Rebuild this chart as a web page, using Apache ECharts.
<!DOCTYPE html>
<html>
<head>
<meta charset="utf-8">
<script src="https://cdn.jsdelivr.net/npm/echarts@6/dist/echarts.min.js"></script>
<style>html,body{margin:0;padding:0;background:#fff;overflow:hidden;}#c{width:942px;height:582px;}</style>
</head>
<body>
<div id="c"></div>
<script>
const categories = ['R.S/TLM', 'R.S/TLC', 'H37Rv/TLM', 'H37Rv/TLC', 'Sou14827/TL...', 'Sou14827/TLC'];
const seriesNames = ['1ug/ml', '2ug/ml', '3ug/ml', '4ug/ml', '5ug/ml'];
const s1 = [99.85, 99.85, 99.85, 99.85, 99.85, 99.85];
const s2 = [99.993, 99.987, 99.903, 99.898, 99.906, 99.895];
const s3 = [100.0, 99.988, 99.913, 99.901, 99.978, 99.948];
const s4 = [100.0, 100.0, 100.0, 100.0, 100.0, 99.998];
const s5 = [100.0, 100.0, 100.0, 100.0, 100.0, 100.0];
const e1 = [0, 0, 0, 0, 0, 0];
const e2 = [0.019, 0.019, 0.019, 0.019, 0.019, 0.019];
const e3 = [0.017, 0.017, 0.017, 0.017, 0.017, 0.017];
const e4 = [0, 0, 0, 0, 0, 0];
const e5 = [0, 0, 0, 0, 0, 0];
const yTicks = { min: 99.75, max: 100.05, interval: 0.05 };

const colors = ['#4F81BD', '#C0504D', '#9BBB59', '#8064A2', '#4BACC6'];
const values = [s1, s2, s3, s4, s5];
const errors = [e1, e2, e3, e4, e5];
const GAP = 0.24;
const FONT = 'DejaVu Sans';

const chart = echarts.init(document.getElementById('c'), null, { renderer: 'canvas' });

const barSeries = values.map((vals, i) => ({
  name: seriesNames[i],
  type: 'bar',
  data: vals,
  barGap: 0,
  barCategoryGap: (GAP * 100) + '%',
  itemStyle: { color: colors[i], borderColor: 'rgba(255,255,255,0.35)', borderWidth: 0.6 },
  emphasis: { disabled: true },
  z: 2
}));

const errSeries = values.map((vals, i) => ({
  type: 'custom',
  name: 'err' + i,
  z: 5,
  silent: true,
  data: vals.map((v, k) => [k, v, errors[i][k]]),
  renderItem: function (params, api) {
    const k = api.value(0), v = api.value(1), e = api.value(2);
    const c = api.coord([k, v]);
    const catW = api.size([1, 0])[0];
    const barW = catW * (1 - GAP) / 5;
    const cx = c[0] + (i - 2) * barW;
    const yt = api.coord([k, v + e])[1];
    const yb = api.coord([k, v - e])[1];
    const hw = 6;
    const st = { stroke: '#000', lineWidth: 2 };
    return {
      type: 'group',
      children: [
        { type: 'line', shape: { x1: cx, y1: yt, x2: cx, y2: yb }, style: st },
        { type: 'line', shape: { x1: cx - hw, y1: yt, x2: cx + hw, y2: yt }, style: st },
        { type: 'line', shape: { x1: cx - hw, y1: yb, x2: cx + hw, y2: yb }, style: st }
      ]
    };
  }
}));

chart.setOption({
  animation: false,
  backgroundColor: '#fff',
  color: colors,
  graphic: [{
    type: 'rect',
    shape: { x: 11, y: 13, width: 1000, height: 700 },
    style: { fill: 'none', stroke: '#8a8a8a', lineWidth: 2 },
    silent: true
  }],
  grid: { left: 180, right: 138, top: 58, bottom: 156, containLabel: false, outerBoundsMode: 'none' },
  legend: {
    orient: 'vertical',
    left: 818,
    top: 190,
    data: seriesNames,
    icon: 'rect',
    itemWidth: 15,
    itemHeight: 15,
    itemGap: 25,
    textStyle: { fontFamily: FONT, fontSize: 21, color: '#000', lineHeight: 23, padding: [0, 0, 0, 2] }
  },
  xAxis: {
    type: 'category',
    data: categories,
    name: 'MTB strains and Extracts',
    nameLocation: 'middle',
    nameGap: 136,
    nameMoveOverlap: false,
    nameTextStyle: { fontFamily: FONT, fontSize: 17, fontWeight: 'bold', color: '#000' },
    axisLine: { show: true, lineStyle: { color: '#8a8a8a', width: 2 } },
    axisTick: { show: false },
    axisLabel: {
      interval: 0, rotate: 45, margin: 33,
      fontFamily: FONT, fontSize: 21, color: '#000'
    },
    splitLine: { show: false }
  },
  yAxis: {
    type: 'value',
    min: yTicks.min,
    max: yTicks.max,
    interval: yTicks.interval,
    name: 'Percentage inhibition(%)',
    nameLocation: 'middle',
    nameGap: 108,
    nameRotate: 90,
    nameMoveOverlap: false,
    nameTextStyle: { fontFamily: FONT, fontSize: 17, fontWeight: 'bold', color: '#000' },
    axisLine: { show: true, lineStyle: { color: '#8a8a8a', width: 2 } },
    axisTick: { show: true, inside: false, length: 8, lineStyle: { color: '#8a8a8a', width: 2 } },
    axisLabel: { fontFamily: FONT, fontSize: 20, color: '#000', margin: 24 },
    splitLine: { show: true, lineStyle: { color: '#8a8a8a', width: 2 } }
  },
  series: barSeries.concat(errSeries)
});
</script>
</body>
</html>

-*-

= Task instructions =
Copy all the lines, exactly.

= Finished exercise =
Rebuild this chart as a web page, using Apache ECharts.
<!DOCTYPE html>
<html>
<head>
<meta charset="utf-8">
<script src="https://cdn.jsdelivr.net/npm/echarts@6/dist/echarts.min.js"></script>
<style>html,body{margin:0;padding:0;background:#fff;overflow:hidden;}#c{width:942px;height:582px;}</style>
</head>
<body>
<div id="c"></div>
<script>
const categories = ['R.S/TLM', 'R.S/TLC', 'H37Rv/TLM', 'H37Rv/TLC', 'Sou14827/TL...', 'Sou14827/TLC'];
const seriesNames = ['1ug/ml', '2ug/ml', '3ug/ml', '4ug/ml', '5ug/ml'];
const s1 = [99.85, 99.85, 99.85, 99.85, 99.85, 99.85];
const s2 = [99.993, 99.987, 99.903, 99.898, 99.906, 99.895];
const s3 = [100.0, 99.988, 99.913, 99.901, 99.978, 99.948];
const s4 = [100.0, 100.0, 100.0, 100.0, 100.0, 99.998];
const s5 = [100.0, 100.0, 100.0, 100.0, 100.0, 100.0];
const e1 = [0, 0, 0, 0, 0, 0];
const e2 = [0.019, 0.019, 0.019, 0.019, 0.019, 0.019];
const e3 = [0.017, 0.017, 0.017, 0.017, 0.017, 0.017];
const e4 = [0, 0, 0, 0, 0, 0];
const e5 = [0, 0, 0, 0, 0, 0];
const yTicks = { min: 99.75, max: 100.05, interval: 0.05 };

const colors = ['#4F81BD', '#C0504D', '#9BBB59', '#8064A2', '#4BACC6'];
const values = [s1, s2, s3, s4, s5];
const errors = [e1, e2, e3, e4, e5];
const GAP = 0.24;
const FONT = 'DejaVu Sans';

const chart = echarts.init(document.getElementById('c'), null, { renderer: 'canvas' });

const barSeries = values.map((vals, i) => ({
  name: seriesNames[i],
  type: 'bar',
  data: vals,
  barGap: 0,
  barCategoryGap: (GAP * 100) + '%',
  itemStyle: { color: colors[i], borderColor: 'rgba(255,255,255,0.35)', borderWidth: 0.6 },
  emphasis: { disabled: true },
  z: 2
}));

const errSeries = values.map((vals, i) => ({
  type: 'custom',
  name: 'err' + i,
  z: 5,
  silent: true,
  data: vals.map((v, k) => [k, v, errors[i][k]]),
  renderItem: function (params, api) {
    const k = api.value(0), v = api.value(1), e = api.value(2);
    const c = api.coord([k, v]);
    const catW = api.size([1, 0])[0];
    const barW = catW * (1 - GAP) / 5;
    const cx = c[0] + (i - 2) * barW;
    const yt = api.coord([k, v + e])[1];
    const yb = api.coord([k, v - e])[1];
    const hw = 6;
    const st = { stroke: '#000', lineWidth: 2 };
    return {
      type: 'group',
      children: [
        { type: 'line', shape: { x1: cx, y1: yt, x2: cx, y2: yb }, style: st },
        { type: 'line', shape: { x1: cx - hw, y1: yt, x2: cx + hw, y2: yt }, style: st },
        { type: 'line', shape: { x1: cx - hw, y1: yb, x2: cx + hw, y2: yb }, style: st }
      ]
    };
  }
}));

chart.setOption({
  animation: false,
  backgroundColor: '#fff',
  color: colors,
  graphic: [{
    type: 'rect',
    shape: { x: 11, y: 13, width: 1000, height: 700 },
    style: { fill: 'none', stroke: '#8a8a8a', lineWidth: 2 },
    silent: true
  }],
  grid: { left: 180, right: 138, top: 58, bottom: 156, containLabel: false, outerBoundsMode: 'none' },
  legend: {
    orient: 'vertical',
    left: 818,
    top: 190,
    data: seriesNames,
    icon: 'rect',
    itemWidth: 15,
    itemHeight: 15,
    itemGap: 25,
    textStyle: { fontFamily: FONT, fontSize: 21, color: '#000', lineHeight: 23, padding: [0, 0, 0, 2] }
  },
  xAxis: {
    type: 'category',
    data: categories,
    name: 'MTB strains and Extracts',
    nameLocation: 'middle',
    nameGap: 136,
    nameMoveOverlap: false,
    nameTextStyle: { fontFamily: FONT, fontSize: 17, fontWeight: 'bold', color: '#000' },
    axisLine: { show: true, lineStyle: { color: '#8a8a8a', width: 2 } },
    axisTick: { show: false },
    axisLabel: {
      interval: 0, rotate: 45, margin: 33,
      fontFamily: FONT, fontSize: 21, color: '#000'
    },
    splitLine: { show: false }
  },
  yAxis: {
    type: 'value',
    min: yTicks.min,
    max: yTicks.max,
    interval: yTicks.interval,
    name: 'Percentage inhibition(%)',
    nameLocation: 'middle',
    nameGap: 108,
    nameRotate: 90,
    nameMoveOverlap: false,
    nameTextStyle: { fontFamily: FONT, fontSize: 17, fontWeight: 'bold', color: '#000' },
    axisLine: { show: true, lineStyle: { color: '#8a8a8a', width: 2 } },
    axisTick: { show: true, inside: false, length: 8, lineStyle: { color: '#8a8a8a', width: 2 } },
    axisLabel: { fontFamily: FONT, fontSize: 20, color: '#000', margin: 24 },
    splitLine: { show: true, lineStyle: { color: '#8a8a8a', width: 2 } }
  },
  series: barSeries.concat(errSeries)
});
</script>
</body>
</html>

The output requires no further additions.